Однажды, предупреждая очередной скандал, я сказал ему: «Не лезь к матери — худо будет». Обозлившись на меня, отец замахнулся, но я успел присесть, и рука его, разбив стекло двери, у которой мы находились, по самое плечо оказалась в другой комнате, изрядно кровоточащая. «Я предупредил тебя», — сказал я удовлетворенно.

Другой случай, после которого отец навсегда прекратил драки с матерью. Во время очередного запоя, когда он буйствовал и кидался на всех, мать, защищаясь, швырнула в него фаянсовым заварочным чайником и рассекла вену на виске. Отец в ярости кинулся на мать и, наверное, убил бы ее, не окажись мы рядом. Оттащив от матери, мы уложили его на кровать и, так как он продолжал буйствовать, привязали к кровати за руки и за ноги, дав возможность матери безбоязненно промыть рану и остановить кровь. «Выросли, змееныши, матку защищаете…» — говорил его взгляд, когда, затихнув, он ошалело глядел на нас с кровати.

Конец запоя всегда был одинаков. С утра отец не выходил из своей комнаты — его бил озноб, лихорадка, его тряс «колотун». Ни есть, ни пить он не мог, так организм его был отравлен. Жутко и жалко было смотреть на отца в этот момент.

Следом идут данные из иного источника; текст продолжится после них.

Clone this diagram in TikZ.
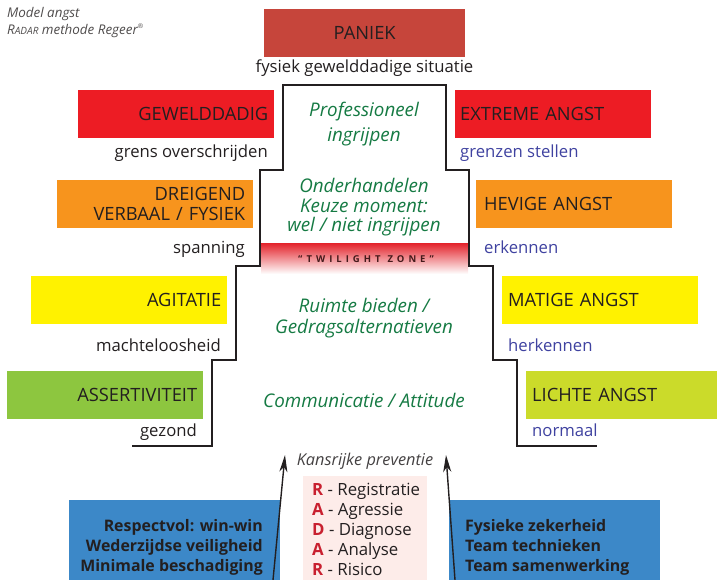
\documentclass[tikz,border=0pt]{standalone}
\usepackage{fontspec}
\setmainfont{Open Sans}
\usetikzlibrary{arrows.meta}
\definecolor{ink}{HTML}{231F20}
\definecolor{paniek}{HTML}{C6453B}
\definecolor{rood}{HTML}{ED1C24}
\definecolor{oranje}{HTML}{F7941D}
\definecolor{geel}{HTML}{FFF200}
\definecolor{groen}{HTML}{8DC63F}
\definecolor{lime}{HTML}{CBDB2A}
\definecolor{subblue}{HTML}{3F42A0}
\definecolor{grn}{HTML}{157A43}
\definecolor{blauw}{HTML}{3C88C8}
\definecolor{roze}{HTML}{FDECE9}
\definecolor{radred}{HTML}{C8202F}
\definecolor{twred}{HTML}{E3222A}
\newcommand\mycapfont{\fontsize{18.3}{21}\selectfont}
\newcommand\mysubfont{\fontsize{16.7}{20}\selectfont}
\newcommand\mygrnfont{\fontsize{18.8}{20}\selectfont\itshape}
\begin{document}
\begin{tikzpicture}[x=1pt,y=-1pt,
  lbox/.style={anchor=north west, inner xsep=6pt, inner ysep=0pt, minimum height=48pt, text width=184pt, align=right, font=\mycapfont, text=ink},
  rbox/.style={lbox, align=left},
  sub/.style={font=\mysubfont, text=ink, inner sep=0pt},
  rsub/.style={sub, text=subblue},
  grntext/.style={font=\mygrnfont, text=grn, inner sep=0pt, anchor=base},
  outline/.style={draw=ink, line width=2pt},
  arr/.style={draw=ink, line width=1.4pt, -{Stealth[length=17pt,width=8pt,inset=5pt]}},
  fillbox/.style={anchor=north west, inner sep=0pt, draw=none},
  bluetext/.style={font=\fontsize{15.9}{19}\selectfont\bfseries, text=ink, inner sep=0pt},
  radar/.style={font=\fontsize{16.8}{19}\selectfont, text=ink, inner sep=0pt, anchor=base west}
]
\useasboundingbox (0,0) rectangle (717,580);

% top-left caption
\node[anchor=base west, inner sep=0pt, text=ink!80, font=\fontsize{13.4}{15}\selectfont\itshape] (cap1) at (7,18) {Model angst};
\node[anchor=base west, inner sep=0pt, text=ink!80, font=\fontsize{13.4}{15}\selectfont\itshape] (cap2) at (7,35) {R{\fontsize{10}{12}\selectfont ADAR} methode Regeer\raisebox{0.9ex}{\fontsize{6.5}{7}\selectfont ®}};

% PANIEK
\node[fillbox, fill=paniek, minimum width=201pt, minimum height=48pt, font=\mycapfont, text=ink] (paniek) at (264,9) {PANIEK};
\node[sub, anchor=base] (fysiek) at (364.5,73) {fysiek gewelddadige situatie};

% twilight zone band
\shade[top color=twred, bottom color=white, middle color=twred!50] (261,243) rectangle (468,274);
\node[inner sep=0pt, anchor=base, text=ink!85!red, font=\fontsize{9.5}{11}\selectfont\bfseries\addfontfeature{LetterSpace=42}] (twilight) at (366,262) {“TWILIGHT\hspace{7pt}ZONE”};

% stair outline
\draw[outline] (132,446) -- (212,446) -- (212,360) -- (236,360) -- (236,266) -- (260,266) -- (260,170) -- (283,170) -- (283,85) -- (446,85) -- (446,170) -- (469,170) -- (469,266) -- (493,266) -- (493,360) -- (517,360) -- (517,446) -- (597,446);

% left boxes
\node[lbox, fill=rood] (gew) at (78,90) {GEWELDDADIG};
\node[sub, anchor=base east] (gews) at (268,158) {grens overschrijden};
\node[lbox, fill=oranje, inner xsep=8pt, text width=180pt] (dre) at (57,180) {DREIGEND\\[-1pt]VERBAAL / FYSIEK};
\node[sub, anchor=base east] (dres) at (245,253) {spanning};
\node[lbox, fill=geel] (agi) at (31,276) {AGITATIE};
\node[sub, anchor=base east] (agis) at (221,351) {machteloosheid};
\node[lbox, fill=groen] (ass) at (7,371) {ASSERTIVITEIT};
\node[sub, anchor=base east] (asss) at (197,436) {gezond};

% right boxes
\node[rbox, fill=rood, inner xsep=5pt, text width=186pt] (ext) at (455,90) {EXTREME ANGST};
\node[rsub, anchor=base west] (exts) at (460,158) {grenzen stellen};
\node[rbox, fill=oranje, inner xsep=8pt, text width=180pt] (hev) at (476,180) {HEVIGE ANGST};
\node[rsub, anchor=base west] (hevs) at (484,253) {erkennen};
\node[rbox, fill=geel] (mat) at (502,276) {MATIGE ANGST};
\node[rsub, anchor=base west] (mats) at (508,351) {herkennen};
\node[rbox, fill=lime, text width=179pt] (lic) at (526,371) {LICHTE ANGST};
\node[rsub, anchor=base west] (lics) at (532,436) {normaal};

% green centre texts
\node[grntext] (g1) at (364,117) {Professioneel};
\node[grntext] (g2) at (364,142) {ingrijpen};
\node[grntext] (g3) at (364,193) {Onderhandelen};
\node[grntext] (g4) at (364,212) {Keuze moment:};
\node[grntext] (g5) at (364,231) {wel / niet ingrijpen};
\node[grntext] (g6) at (364,312) {Ruimte bieden /};
\node[grntext] (g7) at (364,333) {Gedragsalternatieven};
\node[grntext] (g8) at (364,407) {Communicatie / Attitude};

\node[inner sep=0pt, anchor=base, text=ink!85, font=\fontsize{16.3}{18}\selectfont\itshape] (kans) at (365,465) {Kansrijke preventie};

% bottom boxes
\node[fillbox, fill=blauw, minimum width=211pt, minimum height=80pt] (blL) at (69,500) {};
\node[fillbox, fill=blauw, minimum width=211pt, minimum height=80pt] (blR) at (449,500) {};
\node[fillbox, fill=roze, minimum width=124pt, minimum height=104pt] (pink) at (303,476) {};

\node[bluetext, anchor=base east] (bl1) at (263,531) {Respectvol: win-win};
\node[bluetext, anchor=base east] (bl2) at (263,551) {Wederzijdse veiligheid};
\node[bluetext, anchor=base east] (bl3) at (263,571) {Minimale beschadiging};
\node[bluetext, anchor=base west] (br1) at (465,531) {Fysieke zekerheid};
\node[bluetext, anchor=base west] (br2) at (465,551) {Team technieken};
\node[bluetext, anchor=base west] (br3) at (465,571) {Team samenwerking};

\foreach \l/\w [count=\i] in {R/Registratie, A/Agressie, D/Diagnose, A/Analyse, R/Risico}
  \node[radar] (rad\i) at (312,475+20*\i) {\textbf{\color{radred}\l} - \w};

% arrows
\coordinate (la0) at (273,580);
\coordinate (la1) at (285,455);
\coordinate (ra0) at (455,580);
\coordinate (ra1) at (446,455);
\draw[arr] (la0) -- (la1);
\draw[arr] (ra0) -- (ra1);
\end{tikzpicture}
\end{document}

Несколько дней продолжались мучения, пока, наконец, в одно прекрасное утро он не появлялся на пороге комнаты преображенный, как раскаявшийся грешник, с узелком чистого белья под мышкой — он шел в баню. А вечером — чистый, умиротворенный, тощий до прозрачности — сидел под лампочкой за своей конторкой в комнате перед раскрытой на первой странице огромной толстой книгой. Книга называлась «Трезвая жизнь». Дореволюционное, общедоступное, выпускаемое для простого люда издание, распространяемое Обществом трезвенников среди низших слоев населения с воспитательной, благотворительной целью.

Весь промежуток времени между запоями отец читал эту толстую книгу. По количеству непрочитанных страниц мы, как по календарю, всегда знали, далеко ли до следующего запоя. Как только дочитывалась последняя страница, книга захлопывалась, и все начиналось сначала… И так всю жизнь! До самого моего ареста в 1938 году я помню эту книгу в нашем доме.